Lire aussi > L’histoire de Rekha Mishra, policière à Bombay, qui sauve les enfants des rues
« Nous dénonçons tout abus de pouvoir et la multiculturalité est un des éléments essentiels de la formation des policiers mais en ces temps de terrorisme islamiste, il est normal qu’on ne se dirige pas vers des Suédois », s’exclame-t-il. « Il existe des règles mais il est vrai que la réalité du terrain » peut être différente, nuance le vice-président de la CSC Services publics. Pour Stéphane Deldicque, les policiers sont bien formés pour éviter cet écueil mais « il faut rester vigilant et attentif ».

Il lance un appel au ministre de l’Intérieur, Jan Jambon, pour qu’il rencontre le Comité permanent de police locale afin d’examiner « s’il serait intéressant d’établir un plan d’action » pour lutter contre ce phénomène, par le biais de sensibilisation ou de campagnes internes par exemple. « Il faut garantir l’image d’impartialité de la police », conclut-il.
La réaction de Jan Jambon
Le profilage ethnique ne fait pas partie de la politique de la police, assure le ministre de l’Intérieur Jan Jambon. Par la voix de son porte-parole cité par nos confrères de La Libre, le ministre N-VA indique ne pas partager le constat selon lequel la police et les autorités politiques n’accorderaient pas suffisamment d’attention à la récurrence de contrôles d’identité discriminatoires. « Jamais un ministre de l’Intérieur n’a fait autant d’effort pour lutter contre le profilage ethnique », estime le porte-parole de Jan Jambon, Olivier Van Raemdonck.

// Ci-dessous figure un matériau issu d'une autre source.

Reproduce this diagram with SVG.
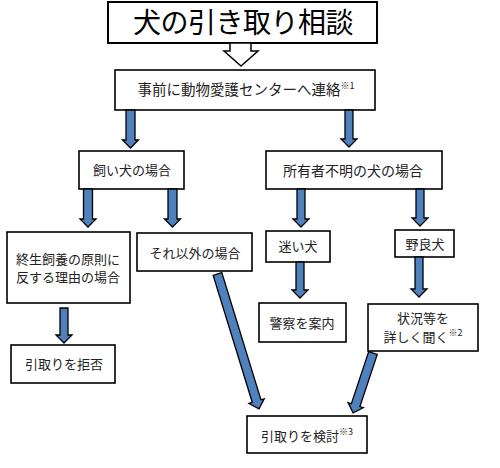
<svg xmlns="http://www.w3.org/2000/svg" width="500" height="468" viewBox="0 0 500 468">
<style>
.box{fill:#fff;stroke:#000;stroke-width:1.6}
.t{font-family:"Noto Sans CJK JP","Noto Sans",sans-serif;font-size:13px;fill:#222;text-anchor:middle}
.sup{font-size:9px}
.arr{fill:#4f81bd;stroke:#000;stroke-width:1.3;stroke-linejoin:miter}
</style>
<rect width="500" height="468" fill="#fff"/>
<g id="title">
<rect class="box" x="108" y="2" width="269" height="41" style="stroke-width:2"/>
<text class="t" x="243" y="33" style="font-size:28px;font-weight:400;letter-spacing:-0.5px;fill:#000">犬の引き取り相談</text>
</g>
<g id="contact">
<rect class="box" x="115" y="70" width="260" height="40"/>
<text class="t" x="246" y="95" style="font-size:14.5px">事前に動物愛護センターへ連絡<tspan class="sup" dy="-6">※1</tspan></text>
</g>
<g id="owned">
<rect class="box" x="79" y="151" width="105" height="38"/>
<text class="t" x="132" y="175">飼い犬の場合</text>
</g>
<g id="unknown">
<rect class="box" x="266" y="151" width="176" height="38"/>
<text class="t" x="353" y="176" style="font-size:14px">所有者不明の犬の場合</text>
</g>
<g id="against">
<rect class="box" x="7" y="232" width="123" height="71"/>
<text class="t" x="68" y="264">終生飼養の原則に</text>
<text class="t" x="68" y="282">反する理由の場合</text>
</g>
<g id="other">
<rect class="box" x="137" y="233" width="115" height="38"/>
<text class="t" x="195" y="258">それ以外の場合</text>
</g>
<g id="lost">
<rect class="box" x="266" y="231" width="64" height="31"/>
<text class="t" x="298" y="251">迷い犬</text>
</g>
<g id="stray">
<rect class="box" x="395" y="230" width="59" height="27"/>
<text class="t" x="425" y="249">野良犬</text>
</g>
<g id="refuse">
<rect class="box" x="11" y="345" width="104" height="38"/>
<text class="t" x="64" y="369">引取りを拒否</text>
</g>
<g id="police">
<rect class="box" x="259" y="303" width="87" height="39"/>
<text class="t" x="302" y="328">警察を案内</text>
</g>
<g id="ask">
<rect class="box" x="368" y="304" width="110" height="47"/>
<text class="t" x="423" y="323">状況等を</text>
<text class="t" x="423" y="342"><tspan>詳しく聞く</tspan><tspan class="sup" dy="-6">※2</tspan></text>
</g>
<g id="consider">
<rect class="box" x="247" y="416" width="120" height="37"/>
<text class="t" x="307" y="441">引取りを検討<tspan class="sup" dy="-6">※3</tspan></text>
</g>
<g id="connectors">
<polygon points="230,43 251,43 251,51 258,51 241,66 224,51 230,51" fill="#fff" stroke="#000" stroke-width="1.5"/>
<path class="arr" d="M126,110H135V140H138.5L130.5,148L122.5,140H126Z"/>
<path class="arr" d="M345,110H353V139H357L349,147L341,139H345Z"/>
<path class="arr" d="M83.5,189H92.5V219H96L88,227L80,219H83.5Z"/>
<path class="arr" d="M168,189H177V219H180.5L172.5,227L164.5,219H168Z"/>
<path class="arr" d="M297,189H305V219H309L301,227L293,219H297Z"/>
<path class="arr" d="M416,189H424V218H428L420,226L412,218H416Z"/>
<path class="arr" d="M296,262H304V290H308L300,298L292,290H296Z"/>
<path class="arr" d="M415,257H423V289H427L419,297L411,289H415Z"/>
<path class="arr" d="M60,308H68V335H72L64,343L56,335H60Z"/>
<path class="arr" transform="translate(217.5,274) rotate(-17.1)" d="M-4.5,0H4.5V133H8L0,141L-8,133H-4.5Z"/>
<path class="arr" transform="translate(373,353) rotate(18.4)" d="M-4.5,0H4.5V55H8L0,63L-8,55H-4.5Z"/>
</g>
</svg>
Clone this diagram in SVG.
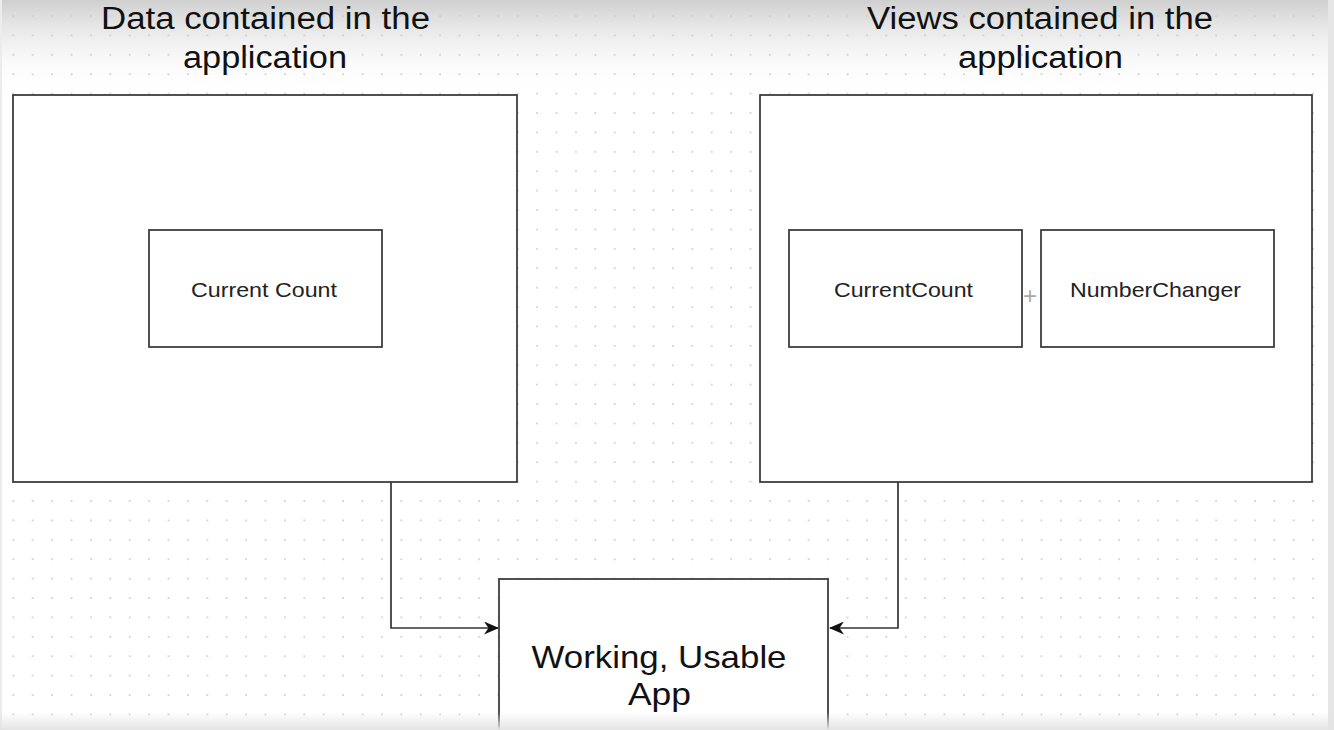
<svg xmlns="http://www.w3.org/2000/svg" width="1334" height="730" viewBox="0 0 1334 730">
<style>
.box{fill:#ffffff;stroke:#333333;stroke-width:1.7}
.edge{fill:none;stroke:#333333;stroke-width:1.7}
.title{font-family:"Liberation Sans",Arial,sans-serif;font-size:31px;fill:#111;text-anchor:middle}
.lbl{font-family:"Liberation Sans",Arial,sans-serif;font-size:21px;fill:#222;text-anchor:middle}
.big{font-family:"Liberation Sans",Arial,sans-serif;font-size:32px;fill:#111;text-anchor:middle}
</style>
<defs>
<pattern id="dots" x="3.6" y="6.3" width="19.4" height="19.4" patternUnits="userSpaceOnUse">
<rect x="8.9" y="8.9" width="1.7" height="1.7" fill="#cccccc"/>
</pattern>
<linearGradient id="topg" x1="0" y1="0" x2="0" y2="1">
<stop offset="0" stop-color="#cfcfcf" stop-opacity="1"/>
<stop offset="1" stop-color="#ffffff" stop-opacity="0"/>
</linearGradient>
<linearGradient id="botg" x1="0" y1="0" x2="0" y2="1">
<stop offset="0" stop-color="#e4e4e4" stop-opacity="0"/>
<stop offset="1" stop-color="#e4e4e4" stop-opacity="1"/>
</linearGradient>
<marker id="arr" viewBox="0 0 15 13" refX="14" refY="6.5" markerWidth="15" markerHeight="13" markerUnits="userSpaceOnUse" orient="auto">
<path d="M0,0 L15,6.5 L0,13 L4.5,6.5 Z" fill="#111"/>
</marker>
</defs>
<rect width="1334" height="730" fill="#ffffff"/>
<rect width="1334" height="95" fill="url(#topg)"/>
<rect width="1334" height="730" fill="url(#dots)"/>
<rect x="0" y="0" width="2" height="730" fill="#ececec"/>
<rect x="1328" y="0" width="6" height="730" fill="#e6e6e6"/>

<g id="title-data">
<text class="title" x="265.5" y="29" textLength="329" lengthAdjust="spacingAndGlyphs">Data contained in the</text>
<text class="title" x="265" y="68" textLength="164" lengthAdjust="spacingAndGlyphs">application</text>
</g>
<g id="title-views">
<text class="title" x="1040" y="29" textLength="346" lengthAdjust="spacingAndGlyphs">Views contained in the</text>
<text class="title" x="1040.5" y="68" textLength="165" lengthAdjust="spacingAndGlyphs">application</text>
</g>

<g id="connectors">
<path class="edge" d="M391,482 V628 H498" marker-end="url(#arr)"/>
<path class="edge" d="M898,482 V628 H830" marker-end="url(#arr)"/>
</g>

<g id="data-container">
<rect class="box" x="13" y="95" width="504" height="387"/>
</g>
<g id="current-count-data">
<rect class="box" x="149" y="230" width="233" height="117"/>
<text class="lbl" x="264" y="297" textLength="146" lengthAdjust="spacingAndGlyphs">Current Count</text>
</g>
<g id="views-container">
<rect class="box" x="760" y="95" width="552" height="387"/>
</g>
<g id="current-count-view">
<rect class="box" x="789" y="230" width="233" height="117"/>
<text class="lbl" x="903.5" y="297" textLength="139" lengthAdjust="spacingAndGlyphs">CurrentCount</text>
</g>
<g id="number-changer">
<rect class="box" x="1041" y="230" width="233" height="117"/>
<text class="lbl" x="1155.5" y="297" textLength="171" lengthAdjust="spacingAndGlyphs">NumberChanger</text>
</g>
<text x="1030" y="303.5" font-family="Liberation Sans,Arial,sans-serif" font-size="24" fill="#a8a8a8" text-anchor="middle">+</text>
<g id="working-app">
<rect class="box" x="499" y="579" width="329" height="200"/>
<text class="big" x="659" y="668" textLength="255" lengthAdjust="spacingAndGlyphs">Working, Usable</text>
<text class="big" x="659.5" y="705" textLength="63" lengthAdjust="spacingAndGlyphs">App</text>
</g>
<rect x="0" y="712" width="1334" height="18" fill="url(#botg)"/>
</svg>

Les dangers de ce type d’intervention sont abordés lors des formations et plusieurs initiatives ont été prises ces dernières années. Ainsi, les agents de l’aéroport de Zaventem sont formés depuis 2014 au profilage prédictif (ou « behaviour detection »), une technique qui vise à détecter des situations suspectes sur la base d’indicateurs objectifs, souligne M. Van Raemdonck.
Jan Jambon considère qu’il faut maintenir une relation de confiance avec les policiers. « Si des fautes sont commises, nous comptons sur le contrôle social interne pour corriger la situation et alerter si nécessaire. Un enregistrement des données pourrait avoir comme effet pervers d’entraver le travail des policiers parce qu’ils se méfieraient de l’administration », d’après son porte-parole.